As of January 2002, the right to education includes children seeking asylum and children in similar circumstances. They are to have access to preschool activities, school-age childcare and education in the public education system on essentially the same conditions as children resident in Sweden.
A new Education Act (Skollagen) came into force by the autumn term of 2011. As a consequence, a new curriculum for the compulsory school system (Läroplan för grundskolan, förskoleklassen och fritidshemmet) applies as of autumn 2011. It covers the compulsory school (grundskola), the preschool class (förskoleklass) and leisure-time centres (fritidshem). In addition, there are new curricula for schools for pupils with impaired hearing (specialskola) and schools for pupils with learning disabilities (grundsärskola). In 1998, the preschool (förskola) received its first national curriculum, which was replaced in 2018 (Läroplan för förskolan).

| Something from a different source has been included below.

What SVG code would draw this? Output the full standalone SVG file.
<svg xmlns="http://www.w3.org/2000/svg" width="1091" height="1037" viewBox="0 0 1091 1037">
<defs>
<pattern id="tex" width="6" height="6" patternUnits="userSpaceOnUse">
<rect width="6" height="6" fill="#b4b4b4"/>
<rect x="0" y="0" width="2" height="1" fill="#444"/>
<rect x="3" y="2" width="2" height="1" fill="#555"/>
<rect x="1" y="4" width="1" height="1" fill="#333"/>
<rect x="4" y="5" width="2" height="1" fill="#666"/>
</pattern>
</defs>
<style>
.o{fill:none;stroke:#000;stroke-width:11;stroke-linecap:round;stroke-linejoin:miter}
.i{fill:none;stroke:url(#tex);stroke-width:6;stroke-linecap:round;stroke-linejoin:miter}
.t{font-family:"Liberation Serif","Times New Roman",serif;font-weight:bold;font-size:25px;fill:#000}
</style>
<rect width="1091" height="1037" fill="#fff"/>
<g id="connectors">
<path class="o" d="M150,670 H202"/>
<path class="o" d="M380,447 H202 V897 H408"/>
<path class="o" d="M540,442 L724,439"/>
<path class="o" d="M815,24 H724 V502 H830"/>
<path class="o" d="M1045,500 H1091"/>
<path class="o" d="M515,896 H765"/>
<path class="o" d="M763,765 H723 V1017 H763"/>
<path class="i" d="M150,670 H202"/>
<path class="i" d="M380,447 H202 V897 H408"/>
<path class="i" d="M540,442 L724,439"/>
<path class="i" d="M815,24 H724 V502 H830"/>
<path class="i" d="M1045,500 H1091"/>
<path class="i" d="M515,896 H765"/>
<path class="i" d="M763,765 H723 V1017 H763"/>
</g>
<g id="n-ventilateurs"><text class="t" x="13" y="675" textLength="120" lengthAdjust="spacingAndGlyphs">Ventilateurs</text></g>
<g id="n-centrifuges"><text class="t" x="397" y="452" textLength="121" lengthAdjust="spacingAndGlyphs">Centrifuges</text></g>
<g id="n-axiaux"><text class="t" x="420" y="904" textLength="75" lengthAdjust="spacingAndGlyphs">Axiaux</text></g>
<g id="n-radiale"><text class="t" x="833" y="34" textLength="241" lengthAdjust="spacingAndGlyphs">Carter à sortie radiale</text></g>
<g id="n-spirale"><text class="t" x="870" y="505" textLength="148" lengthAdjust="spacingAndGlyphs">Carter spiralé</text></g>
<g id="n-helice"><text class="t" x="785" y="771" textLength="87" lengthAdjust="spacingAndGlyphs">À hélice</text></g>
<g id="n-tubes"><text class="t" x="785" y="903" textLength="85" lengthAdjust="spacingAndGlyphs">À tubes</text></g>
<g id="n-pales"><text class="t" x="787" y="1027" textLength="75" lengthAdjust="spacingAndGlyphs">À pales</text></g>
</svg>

Schools at the compulsory level are funded by municipal grants from the pupils' home municipalities and by state grants, i.e. are grant-aided, and free of charge, and this also includes school meals, tools and equipment and (when needed) transport. For more information on financing, see 3.1 - Funding.
Upper Secondary School
A new structure for the upper secondary school (gymnasieskolan) was introduced 1 July 2011. The previous 17 national programmes were replaced by 18 national programmes; 6 higher education preparatory programmes and 12 vocational programmes. The individual programme was replaced by five introductory programmes, individually adapted to the pupils. History was introduced as a new common core subject for all programmes.
All the upper secondary school programmes are designed around the same eight compulsory subjects, called core subjects: Swedish/Swedish as a second language, English, mathematics, civics, religion, science studies, physical education and health, and artistic activities. In addition to these, pupils study programme specific subjects.

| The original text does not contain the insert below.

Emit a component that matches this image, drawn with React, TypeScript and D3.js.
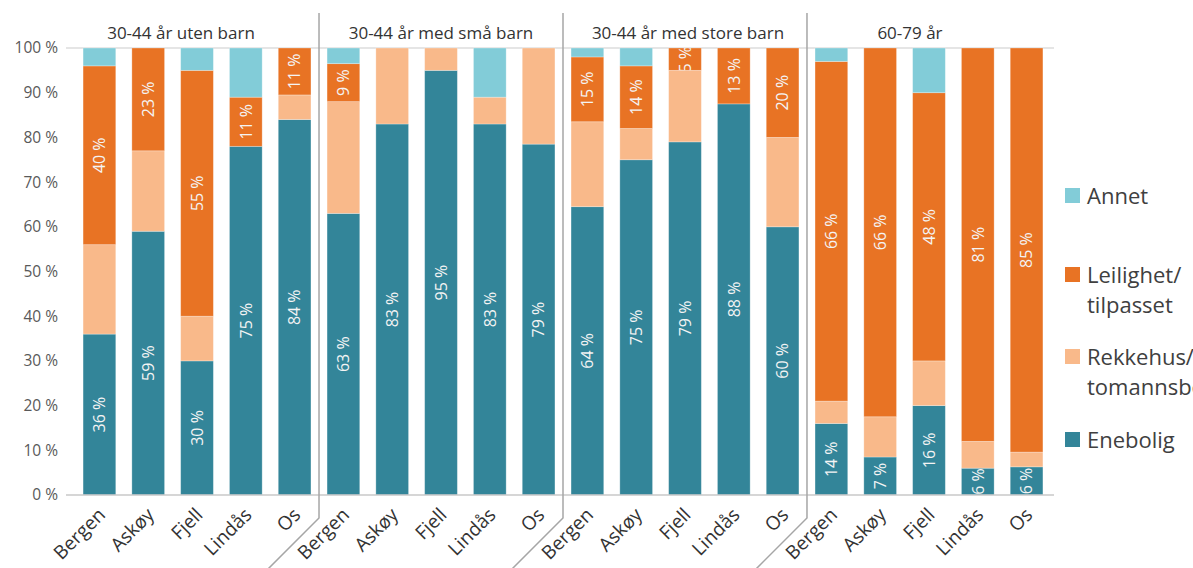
import React from 'react';
import * as d3 from 'd3';

// groups and municipalities
const groups = ['30-44 år uten barn', '30-44 år med små barn', '30-44 år med store barn', '60-79 år'];
const places = ['Bergen', 'Askøy', 'Fjell', 'Lindås', 'Os'];

// shares in % per bar (group by group, place by place)
const enebolig = [36, 59, 30, 78, 84, 63, 83, 95, 83, 78.5, 64.5, 75, 79, 87.5, 60, 16, 8.5, 20, 6, 6.3];
const rekkehus = [20, 18, 10, 0, 5.5, 25, 17, 5, 6, 21.5, 19, 7, 16, 0, 20, 5, 9, 10, 6, 3.3];
const leilighet = [40, 23, 55, 11, 10.5, 8.5, 0, 0, 0, 0, 14.5, 14, 5, 12.5, 20, 76, 82.5, 60, 88, 90.4];
const annet = [4, 0, 5, 11, 0, 3.5, 0, 0, 11, 0, 2, 4, 0, 0, 0, 3, 0, 10, 0, 0];

// the numbers printed on the bars
const eneboligLabels = [36, 59, 30, 75, 84, 63, 83, 95, 83, 79, 64, 75, 79, 88, 60, 14, 7, 16, 6, 6];
const leilighetLabels = [40, 23, 55, 11, 11, 9, null, null, null, null, 15, 14, 5, 13, 20, 66, 66, 48, 81, 85];

const yTicks = [0, 10, 20, 30, 40, 50, 60, 70, 80, 90, 100];

const keys = ['enebolig', 'rekkehus', 'leilighet', 'annet'];
const colors: Record<string, string> = {
  enebolig: '#338599',
  rekkehus: '#f9b98a',
  leilighet: '#e87324',
  annet: '#82ccd8',
};
const legend = [
  { key: 'annet', lines: ['Annet'] },
  { key: 'leilighet', lines: ['Leilighet/', 'tilpasset'] },
  { key: 'rekkehus', lines: ['Rekkehus/', 'tomannsbolig'] },
  { key: 'enebolig', lines: ['Enebolig'] },
];
const legendTop = [188, 267, 349, 432];
const titleShift = [-16, 0, 3, -19];

const font = '"Open Sans", "Noto Sans", sans-serif';

const App = () => {
  const width = 1193;
  const height = 568;

  const rows = enebolig.map((_, i) => ({
    enebolig: enebolig[i],
    rekkehus: rekkehus[i],
    leilighet: leilighet[i],
    annet: annet[i],
  }));
  const stacked = d3.stack<any>().keys(keys)(rows);

  const x = d3.scaleBand<number>()
    .domain(d3.range(rows.length))
    .range([66, 1060])
    .paddingInner(0.33)
    .paddingOuter(0.35);
  const bw = x.bandwidth();

  const y = d3.scaleLinear().domain([0, 100]).range([495, 48]);

  const labelFor = (key: string, i: number) => {
    if (key === 'enebolig') return eneboligLabels[i];
    if (key === 'leilighet') return leilighetLabels[i];
    return null;
  };

  const n = places.length;
  const separators = d3.range(1, groups.length).map(g => {
    const a = (x(g * n - 1) as number) + bw;
    const b = x(g * n) as number;
    return (a + b) / 2;
  });

  return (
    <svg
      width={width}
      height={height}
      style={{ position: 'absolute', left: 0, top: 0, background: '#fff', fontFamily: font }}
    >
      <defs>
        {stacked.map(s =>
          s.map((d, i) => (
            <clipPath id={`c-${s.key}-${i}`} key={`${s.key}-${i}`}>
              <rect x={x(i)} y={y(d[1])} width={bw} height={Math.max(0, y(d[0]) - y(d[1]))} />
            </clipPath>
          ))
        )}
      </defs>

      {/* top line */}
      <line x1={66} x2={1054} y1={y(100)} y2={y(100)} stroke="#dcdcdc" strokeWidth={1.5} />

      {/* y axis labels */}
      {yTicks.map(t => (
        <text key={t} x={58} y={y(t)} dy="0.35em" textAnchor="end" fontSize={15.5} fill="#595959">
          {`${t} %`}
        </text>
      ))}

      {/* bars */}
      {stacked.map(s => (
        <g key={s.key} fill={colors[s.key]}>
          {s.map((d, i) =>
            d[1] - d[0] > 0 ? (
              <rect
                key={i}
                x={x(i)}
                y={y(d[1])}
                width={bw}
                height={y(d[0]) - y(d[1])}
                stroke="rgba(255,255,255,0.35)"
                strokeWidth={0.8}
              />
            ) : null
          )}
        </g>
      ))}

      {/* value labels */}
      {stacked.map(s =>
        s.map((d, i) => {
          const v = labelFor(s.key, i);
          if (v == null || d[1] - d[0] <= 0) return null;
          const cx = (x(i) as number) + bw / 2;
          const cy = (y(d[0]) + y(d[1])) / 2;
          return (
            <g key={`${s.key}-l-${i}`} clipPath={`url(#c-${s.key}-${i})`}>
              <text
                transform={`translate(${cx},${cy}) rotate(-90)`}
                textAnchor="middle"
                dy="0.36em"
                fontSize={16}
                fill="#f4f4f4"
              >
                {`${v} %`}
              </text>
            </g>
          );
        })
      )}

      {/* baseline */}
      <line x1={66} x2={1054} y1={y(0)} y2={y(0)} stroke="#c8c8c8" strokeWidth={1.5} />

      {/* group separators */}
      {separators.map((sx, i) => (
        <path
          key={i}
          d={`M${sx},13 V518 L${sx - 56},574`}
          fill="none"
          stroke="#a6a6a6"
          strokeWidth={1.5}
        />
      ))}

      {/* group titles */}
      {groups.map((g, gi) => {
        const a = x(gi * n) as number;
        const b = (x(gi * n + n - 1) as number) + bw;
        return (
          <text key={g} x={(a + b) / 2 + titleShift[gi]} y={39} textAnchor="middle" fontSize={17} fill="#333">
            {g}
          </text>
        );
      })}

      {/* x labels */}
      {rows.map((_, i) => {
        const cx = (x(i) as number) + bw / 2;
        return (
          <text
            key={i}
            transform={`translate(${cx + 7},${516}) rotate(-45)`}
            textAnchor="end"
            fontSize={19}
            fill="#333"
          >
            {places[i % n]}
          </text>
        );
      })}

      {/* legend */}
      {legend.map((l, li) => (
        <g key={l.key} transform={`translate(1065,${legendTop[li]})`}>
          <rect width={15} height={15} fill={colors[l.key]} />
          {l.lines.map((t, ti) => (
            <text key={t} x={22} y={16 + ti * 30} fontSize={22} fill="#404040">
              {t}
            </text>
          ))}
        </g>
      ))}
    </svg>
  );
};

export default App;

Curriculum for the Upper Secondary School (Läroplan för gymnasieskola)
Curriculumn for the Upper Secondary School for pupils with intellectual disabilities (Läroplan för anpassade gymnasieskolan)

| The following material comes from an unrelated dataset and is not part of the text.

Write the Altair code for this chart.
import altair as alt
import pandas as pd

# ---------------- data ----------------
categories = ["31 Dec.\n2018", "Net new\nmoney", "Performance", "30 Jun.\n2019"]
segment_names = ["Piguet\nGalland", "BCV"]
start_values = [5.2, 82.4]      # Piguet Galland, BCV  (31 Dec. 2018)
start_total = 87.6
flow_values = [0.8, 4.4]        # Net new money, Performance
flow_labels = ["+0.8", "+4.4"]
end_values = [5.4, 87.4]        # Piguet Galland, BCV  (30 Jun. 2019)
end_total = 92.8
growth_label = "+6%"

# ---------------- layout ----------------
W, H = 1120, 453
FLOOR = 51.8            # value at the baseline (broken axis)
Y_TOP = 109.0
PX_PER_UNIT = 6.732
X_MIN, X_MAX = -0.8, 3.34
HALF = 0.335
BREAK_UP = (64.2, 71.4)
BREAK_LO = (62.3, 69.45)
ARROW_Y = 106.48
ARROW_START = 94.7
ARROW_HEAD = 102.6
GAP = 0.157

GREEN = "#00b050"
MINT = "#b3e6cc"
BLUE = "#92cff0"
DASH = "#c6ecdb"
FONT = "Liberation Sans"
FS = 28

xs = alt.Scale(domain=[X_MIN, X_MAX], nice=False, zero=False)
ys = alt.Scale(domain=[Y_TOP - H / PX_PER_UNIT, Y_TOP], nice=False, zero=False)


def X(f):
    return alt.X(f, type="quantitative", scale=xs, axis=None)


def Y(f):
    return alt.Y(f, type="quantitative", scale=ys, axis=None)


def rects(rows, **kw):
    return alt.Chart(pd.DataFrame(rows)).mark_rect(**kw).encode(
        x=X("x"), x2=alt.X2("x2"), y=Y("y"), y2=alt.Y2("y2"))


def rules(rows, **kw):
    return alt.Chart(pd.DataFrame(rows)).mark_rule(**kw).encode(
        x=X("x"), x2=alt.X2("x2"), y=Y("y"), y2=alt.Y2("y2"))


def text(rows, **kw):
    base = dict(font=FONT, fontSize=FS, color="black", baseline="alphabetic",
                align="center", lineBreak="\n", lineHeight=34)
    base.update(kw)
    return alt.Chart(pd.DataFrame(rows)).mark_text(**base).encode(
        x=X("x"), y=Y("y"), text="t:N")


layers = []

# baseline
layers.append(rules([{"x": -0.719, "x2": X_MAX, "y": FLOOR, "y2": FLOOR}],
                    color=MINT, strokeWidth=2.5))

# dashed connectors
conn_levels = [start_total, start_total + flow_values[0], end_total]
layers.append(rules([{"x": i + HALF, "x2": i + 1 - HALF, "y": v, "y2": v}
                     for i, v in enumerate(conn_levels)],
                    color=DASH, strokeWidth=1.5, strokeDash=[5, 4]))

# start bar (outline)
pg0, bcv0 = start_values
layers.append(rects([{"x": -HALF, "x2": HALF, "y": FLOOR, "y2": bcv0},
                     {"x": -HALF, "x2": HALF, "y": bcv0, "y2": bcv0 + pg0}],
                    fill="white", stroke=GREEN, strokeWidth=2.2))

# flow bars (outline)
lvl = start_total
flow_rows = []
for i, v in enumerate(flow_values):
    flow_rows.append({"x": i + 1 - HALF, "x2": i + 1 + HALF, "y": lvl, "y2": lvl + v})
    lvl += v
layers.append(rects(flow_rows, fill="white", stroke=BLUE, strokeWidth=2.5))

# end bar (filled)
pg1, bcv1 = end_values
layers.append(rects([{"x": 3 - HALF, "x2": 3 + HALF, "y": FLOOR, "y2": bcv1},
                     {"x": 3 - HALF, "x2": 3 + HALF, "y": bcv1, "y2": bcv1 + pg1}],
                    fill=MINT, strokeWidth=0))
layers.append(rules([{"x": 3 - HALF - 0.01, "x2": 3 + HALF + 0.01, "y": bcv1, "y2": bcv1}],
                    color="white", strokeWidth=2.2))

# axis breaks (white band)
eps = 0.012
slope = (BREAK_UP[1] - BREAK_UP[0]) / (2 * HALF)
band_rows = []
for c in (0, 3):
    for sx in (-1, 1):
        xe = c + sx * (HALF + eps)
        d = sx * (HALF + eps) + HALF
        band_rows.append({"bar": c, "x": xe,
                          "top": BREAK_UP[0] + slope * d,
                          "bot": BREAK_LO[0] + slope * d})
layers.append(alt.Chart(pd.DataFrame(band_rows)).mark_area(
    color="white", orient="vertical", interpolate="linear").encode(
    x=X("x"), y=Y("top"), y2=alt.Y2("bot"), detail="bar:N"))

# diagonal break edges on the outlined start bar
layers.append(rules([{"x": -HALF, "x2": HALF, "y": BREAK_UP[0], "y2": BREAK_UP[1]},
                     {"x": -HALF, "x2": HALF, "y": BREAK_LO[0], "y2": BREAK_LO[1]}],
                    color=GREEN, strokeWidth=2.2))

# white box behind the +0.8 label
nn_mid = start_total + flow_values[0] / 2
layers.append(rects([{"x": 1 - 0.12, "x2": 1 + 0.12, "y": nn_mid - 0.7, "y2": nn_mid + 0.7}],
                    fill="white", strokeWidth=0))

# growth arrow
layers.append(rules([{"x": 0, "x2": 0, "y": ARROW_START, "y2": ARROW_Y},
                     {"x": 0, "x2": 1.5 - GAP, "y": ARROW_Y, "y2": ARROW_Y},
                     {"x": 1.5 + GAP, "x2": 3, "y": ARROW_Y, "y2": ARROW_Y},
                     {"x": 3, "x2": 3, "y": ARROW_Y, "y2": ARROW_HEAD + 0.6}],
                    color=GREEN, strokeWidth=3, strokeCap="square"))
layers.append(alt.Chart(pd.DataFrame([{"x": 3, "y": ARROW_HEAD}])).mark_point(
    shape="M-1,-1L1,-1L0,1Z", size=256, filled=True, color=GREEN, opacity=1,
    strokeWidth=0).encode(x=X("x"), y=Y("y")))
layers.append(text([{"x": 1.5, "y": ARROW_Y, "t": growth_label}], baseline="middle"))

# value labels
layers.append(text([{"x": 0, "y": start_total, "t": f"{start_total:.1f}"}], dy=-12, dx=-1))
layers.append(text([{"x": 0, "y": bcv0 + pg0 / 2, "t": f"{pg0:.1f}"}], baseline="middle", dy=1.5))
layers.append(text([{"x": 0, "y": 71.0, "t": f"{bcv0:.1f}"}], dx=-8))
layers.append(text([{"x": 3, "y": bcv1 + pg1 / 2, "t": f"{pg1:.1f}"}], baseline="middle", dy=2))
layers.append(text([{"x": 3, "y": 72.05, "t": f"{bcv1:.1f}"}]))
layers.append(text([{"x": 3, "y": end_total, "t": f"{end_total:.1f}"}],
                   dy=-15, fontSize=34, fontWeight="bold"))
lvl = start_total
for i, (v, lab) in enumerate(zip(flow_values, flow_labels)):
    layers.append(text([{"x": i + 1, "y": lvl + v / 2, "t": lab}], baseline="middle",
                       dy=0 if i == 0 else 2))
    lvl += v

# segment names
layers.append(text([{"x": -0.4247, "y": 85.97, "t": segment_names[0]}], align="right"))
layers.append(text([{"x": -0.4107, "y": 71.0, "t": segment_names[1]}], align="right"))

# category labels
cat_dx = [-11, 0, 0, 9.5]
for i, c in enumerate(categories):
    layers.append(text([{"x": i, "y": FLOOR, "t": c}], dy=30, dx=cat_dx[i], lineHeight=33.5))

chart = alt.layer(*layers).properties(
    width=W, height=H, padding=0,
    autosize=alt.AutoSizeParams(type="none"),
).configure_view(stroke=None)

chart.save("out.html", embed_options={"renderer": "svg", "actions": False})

Curriculum for Adult Education and Education for Adults with Intellectual Impairments (Läroplan för vuxenutbildningen)
All higher education is pursued in courses and programmes. The courses can be taken separately or as part of a study programme to lead to degrees. The scale of a course or study programme is measured in 'credit points' in line with the ECTS. Full-time studies during one year equal 60 credit points. Higher education institutions (HEIs) decide about the organisation of their courses.
Mainly as a result of the Bologna process, legislation for a three-cycle structure of higher education was applied from July 2007. The new structure replaces the former system and is the only structure for all HEIs. This new system aims at improving international comparability of Swedish education, as intended by the Bologna process. A credit point system in line with ECTS is now mandatory, see 3.0 - Higher Education.
The Higher Education Ordinance, (Högskoleförordningen)
Adult education provided by municipalities consists of:
● Municipal adult education (kommunal vuxenutbildning)
● Special education for adults (särskild utbildning för vuxna)
● Swedish tuition for immigrants (sfi)
In addition, there is higher vocational education (yrkeshögskola), a post-secondary education and training program in which a part of the time often is spent at a workplace. Higher vocational education is organised by municipalities, educational companies and university colleges in conjunction with working life. In July 2009 the Swedish National Agency for Higher Vocational Education (Myndigheten för yrkeshögskolan) was established to develop and oversee a new form of publicly funded vocational education at post upper secondary level.
Higher Vocational Education Courses, HVECs, cover a wide range of vocational areas with one common goal, namely the provision of advanced vocational education, tailored to the needs of the labour market. In HVECs a modern approach is taken where theoretical learning is integrated and blended with vocational practice at the workplace. HVECs are needed as they are intended to serve the needs of job seekers and industries where competence and labour are in demand. For this reason companies and the business sector partner in the design and construction right from the very start. Content is jointly determined. HVECs last for at least six months and participant progress and outcomes are assessed and recognised by a certificate/diploma that validates their skills for employment.
The role of the Swedish National Agency for Higher Vocational Education is to set up a common framework agreed upon and followed by vocational education and training providers.
The liberal adult education sector (folkbildning) also provides adult education through folk high schools (folkhögskolor) and adult education associations (studieförbund). Some folk high school courses and some of the education within the supplementary education programmes and labour market training programmes are comparable to higher vocational education, in terms of content. A large part of higher education is also directed towards competence development and further training of adults.
The Swedish Public Employment Service (Arbetsförmedlingen) is responsible for the labour market training (arbetsmarknadsutbildning) intended primarily for unemployed adults in need of retraining or further training and education.